BC.Game Esports are a team in crisis. s1mple and electroNic headline a roster that has produced nowhere near the results expected given the star power involved. They desperately need VRS points to remain competitive for Major invitations, and an early exit from Bucharest would be, by any reasonable standard, a disaster. The Portuguese core of MUTiRiS, krazy, and aragornN provides solidity, but this project has not clicked.
What to Watch For
- PARIVISION’s ability to handle the favorite tag. Jame’s team has excelled as an underdog against higher-ranked opposition, but being the clear number-one seed in a Tier 1 Swiss bracket creates different tactical and psychological dynamics.

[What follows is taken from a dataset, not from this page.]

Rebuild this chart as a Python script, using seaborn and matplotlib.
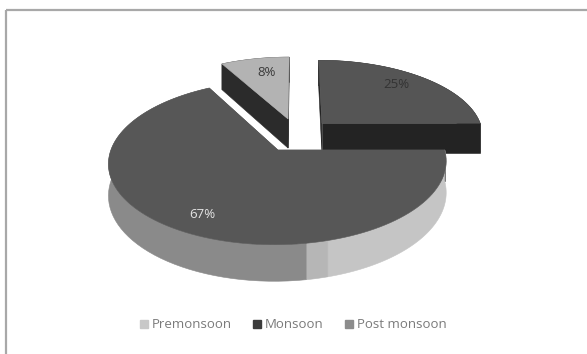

- FaZe’s post-NEO identity. With GruBy coaching and the IEM Cologne Major qualification cycle tightening, Bucharest is a proving ground for whether this roster has a future in its current form.
- The LATAM contingent. Five teams from the Americas are present, including Legacy (with the newly integrated arT), MIBR (fielding their rebuilt international roster under LETN1), and two North American sides. That is a significant regional footprint at a Tier 1 event, and the results here will carry weight in VRS standings.
- Qualifier wildcards. FOKUS, Voca, The Huns, and Inner Circle (who recently signed AWPer headtr1ck) have nothing to lose. In a Swiss System where one upset snowballs into favorable matchups, any of them could reach the playoffs if the draw cooperates.